The United States is very big on the idea of national sovereignty – as long as it is American sovereignty. This has long been the case, though it has come as a surprise to The Sunday Times, which made a headline of it.
A senior US government lawyer made it clear to the Court of Appeals in this country that the kidnapping of foreign citizen in a foreign country by an agent of the US for prosecution in the US is in perfect accordance with American law. Extradition treaties are irrelevant. If Uncle Sam wants you, he will get you.

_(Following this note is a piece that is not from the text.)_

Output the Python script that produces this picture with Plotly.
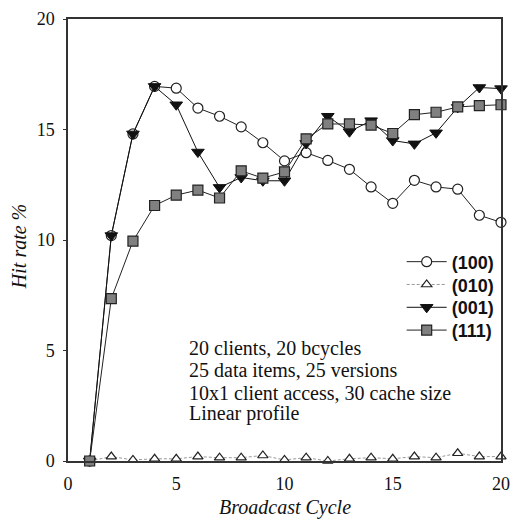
import plotly.graph_objects as go

cycles = list(range(1, 21))
hit_100 = [0, 10.2, 14.8, 16.95, 16.87, 15.97, 15.6, 15.12, 14.4, 13.58,
           13.95, 13.6, 13.2, 12.4, 11.66, 12.7, 12.4, 12.3, 11.12, 10.8]
hit_010 = [0, 0.2, 0.05, 0.1, 0.1, 0.2, 0.15, 0.15, 0.25, 0.05,
           0.15, 0.0, 0.1, 0.15, 0.1, 0.2, 0.15, 0.35, 0.2, 0.2]
hit_001 = [0, 10.2, 14.8, 16.95, 16.12, 13.98, 12.38, 12.83, 12.68, 12.68,
           14.37, 15.6, 14.9, 15.4, 14.5, 14.35, 14.85, 16.0, 16.9, 16.85]
hit_111 = [0, 7.35, 9.95, 11.56, 12.03, 12.26, 11.9, 13.13, 12.8, 13.08,
           14.58, 15.25, 15.25, 15.2, 14.82, 15.67, 15.78, 16.02, 16.08, 16.12]
tick_vals = [0, 5, 10, 15, 20]
note_lines = ["20 clients, 20 bcycles", "25 data items, 25 versions",
              "10x1 client access, 30 cache size", "Linear profile"]

# plot area in pixels: x 68..510, y 15..461
def py(p):
    return (460.7 - p) / 445.7

def px(p):
    return (p - 68) / 442.5

fig = go.Figure()
fig.add_trace(go.Scatter(
    x=cycles, y=hit_010, name="(010)", mode="lines+markers", legend="legend2",
    line=dict(color="#999999", width=1, dash="3px,2px"),
    marker=dict(symbol="triangle-up", size=9, color="white",
                line=dict(color="#222222", width=1.2)),
    cliponaxis=False))
fig.add_trace(go.Scatter(
    x=cycles, y=hit_100, name="(100)", mode="lines+markers", legend="legend",
    line=dict(color="#222222", width=1),
    marker=dict(symbol="circle", size=10, color="white",
                line=dict(color="#222222", width=1.2)),
    cliponaxis=False))
fig.add_trace(go.Scatter(
    x=cycles, y=hit_001, name="(001)", mode="lines+markers", legend="legend3",
    line=dict(color="#111111", width=1),
    marker=dict(symbol="triangle-down", size=11, color="#111111",
                line=dict(color="#111111", width=1)),
    cliponaxis=False))
fig.add_trace(go.Scatter(
    x=cycles, y=hit_111, name="(111)", mode="lines+markers", legend="legend4",
    line=dict(color="#222222", width=1),
    marker=dict(symbol="square", size=10, color="#808080",
                line=dict(color="#222222", width=1.2)),
    cliponaxis=False))

serif = "Liberation Serif"
leg_font = dict(family="Liberation Sans", size=18, color="#111111", weight="bold")
row_y = [260, 283, 306, 329]


def leg(i):
    return dict(x=px(409), y=py(row_y[i]), xanchor="left", yanchor="middle",
                bgcolor="rgba(0,0,0,0)", borderwidth=0, font=leg_font,
                itemwidth=40)


annotations = []
line_y = [347, 369, 392, 413]
for txt, ly in zip(note_lines, line_y):
    annotations.append(dict(
        x=px(190), y=py(ly), xref="paper", yref="paper", xanchor="left",
        yanchor="middle", showarrow=False, text=txt,
        font=dict(family=serif, size=20, color="#111111")))
annotations.append(dict(
    x=0.5, y=py(508), xref="paper", yref="paper", xanchor="center",
    yanchor="middle", showarrow=False, text="<i>Broadcast Cycle</i>",
    font=dict(family=serif, size=20, color="#111111")))
annotations.append(dict(
    x=px(18), y=py(245), xref="paper", yref="paper", xanchor="center",
    yanchor="middle", showarrow=False, textangle=-90, text="<i>Hit rate %</i>",
    font=dict(family=serif, size=20, color="#111111")))

fig.update_layout(
    width=519, height=521,
    margin=dict(l=68, r=9, t=15, b=60),
    paper_bgcolor="white", plot_bgcolor="white",
    showlegend=True,
    legend=leg(0), legend2=leg(1), legend3=leg(2), legend4=leg(3),
    font=dict(family=serif, color="#111111"),
    annotations=annotations,
    hovermode=False,
)
fig.update_xaxes(range=[0, 20], tickvals=tick_vals, showgrid=False, zeroline=False,
                 showline=True, mirror=True, linecolor="#333333", linewidth=1.5,
                 ticks="", ticklabelstandoff=6,
                 tickfont=dict(family=serif, size=18, color="#111111"))
fig.update_yaxes(range=[0, 20], tickvals=tick_vals, showgrid=False, zeroline=False,
                 showline=True, mirror=True, linecolor="#333333", linewidth=1.5,
                 ticks="outside", ticklen=3, tickcolor="#333333",
                 ticklabelstandoff=5,
                 tickfont=dict(family=serif, size=18, color="#111111"))

fig.write_html("out.html",
               config={"displayModeBar": False},
               post_script="document.body.style.margin='0';"
                           "document.body.style.overflow='hidden';")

Apparently the British court assumed that the US only exercised “extraordinary rendition”, or the kidnapping of terrorist suspects. The CIA goes around doing that all the time. They get it wrong occasionally but no one is bothered. However in the Tollman case, in which London-based hoteliers are fighting extradition to the US for tax evasion and bank fraud, there was some discussion of the US attempt to kidnap Stanley Tolman’s nephew when he travelled to Canada. Lawyers were very plain about the US position. The US is entitled to have anyone, anywhere, anytime, and by whatever means.

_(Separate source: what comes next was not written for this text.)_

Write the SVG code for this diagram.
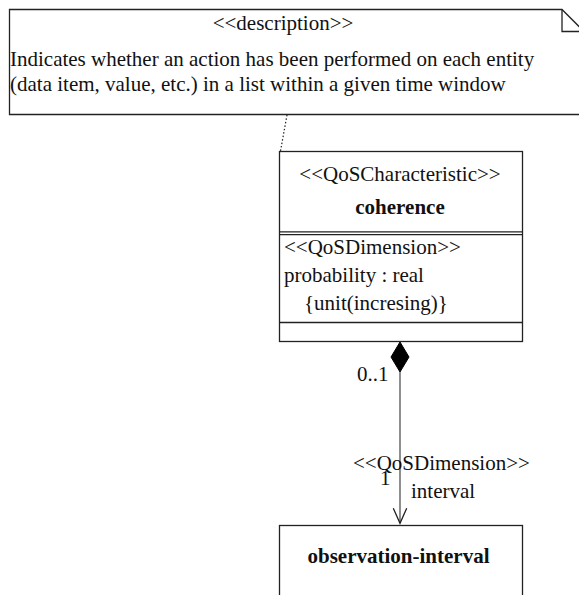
<svg xmlns="http://www.w3.org/2000/svg" width="579" height="595" viewBox="0 0 579 595">
<style>
text{font-family:"Liberation Serif","Times New Roman",serif;font-size:21px;fill:#111}
.b{font-weight:bold}
.m{text-anchor:middle}
.box{fill:#fff;stroke:#222;stroke-width:1.3}
.ln{stroke:#222;stroke-width:1.3;fill:none}
</style>
<rect width="579" height="595" fill="#fff"/>
<g id="note">
<path class="box" d="M9.5,9.5 H562 L584,31.5 V114.5 H9.5 Z"/>
<path class="ln" d="M562,9.5 V31.5 H584"/>
<text class="m" x="283" y="30">&lt;&lt;description&gt;&gt;</text>
<text x="10" y="66">Indicates whether an action has been performed on each entity</text>
<text x="10" y="91">(data item, value, etc.) in a list within a given time window</text>
</g>
<g id="coherence">
<rect class="box" x="279.5" y="151.5" width="243" height="190"/>
<line class="ln" x1="279.5" y1="231.8" x2="522.5" y2="231.8" stroke-width="2"/>
<line class="ln" x1="279.5" y1="234.6" x2="522.5" y2="234.6"/>
<line class="ln" x1="279.5" y1="322.5" x2="522.5" y2="322.5"/>
<text class="m" x="400" y="181">&lt;&lt;QoSCharacteristic&gt;&gt;</text>
<text class="m b" x="400" y="214">coherence</text>
<text x="284" y="254">&lt;&lt;QoSDimension&gt;&gt;</text>
<text x="284" y="282">probability : real</text>
<text x="304" y="310">{unit(incresing)}</text>
</g>
<g id="observation-interval">
<rect class="box" x="279.5" y="525.5" width="243" height="80"/>
<text class="m b" x="398.5" y="563">observation-interval</text>
</g>
<g id="connectors">
<line x1="287" y1="115" x2="280.5" y2="151" stroke="#222" stroke-width="1.2" stroke-dasharray="1.5,2"/>
<line x1="400" y1="372" x2="400" y2="523" stroke="#444" stroke-width="1.2"/>
<path d="M400,342 L409,357 L400,372 L391,357 Z" fill="#000" stroke="#000"/>
<path class="ln" d="M393.3,508.3 L400,523.3 L406.7,508.3"/>
<text x="357" y="381">0..1</text>
<text x="353" y="470">&lt;&lt;QoSDimension&gt;&gt;</text>
<text x="380" y="485">1</text>
<text x="411" y="498">interval</text>
</g>
</svg>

The US Supreme ruled back in 1993 in United States v. Alvarez-Machain that it was perfectly acceptable for the DEA to hire bounty hunters to cross into Mexico and abduct a Mexican citizen to face trial in the US for a crime committed in Mexico. This was merely an extension of Ker v. Illinois (1886) which said that a bounty hunter could go to a foreign country and bring someone to the US. The difference was that Ker was a US citizen, committed a crime in the US and the bounty hunter wasn’t hired by the government.
As a result, the US can pass laws that apply anywhere in the world and then grab anyone anywhere in the world, take them to the US and try them. They started doing this with suspected terrorists, but now have made it clear them can do it for any reason they like.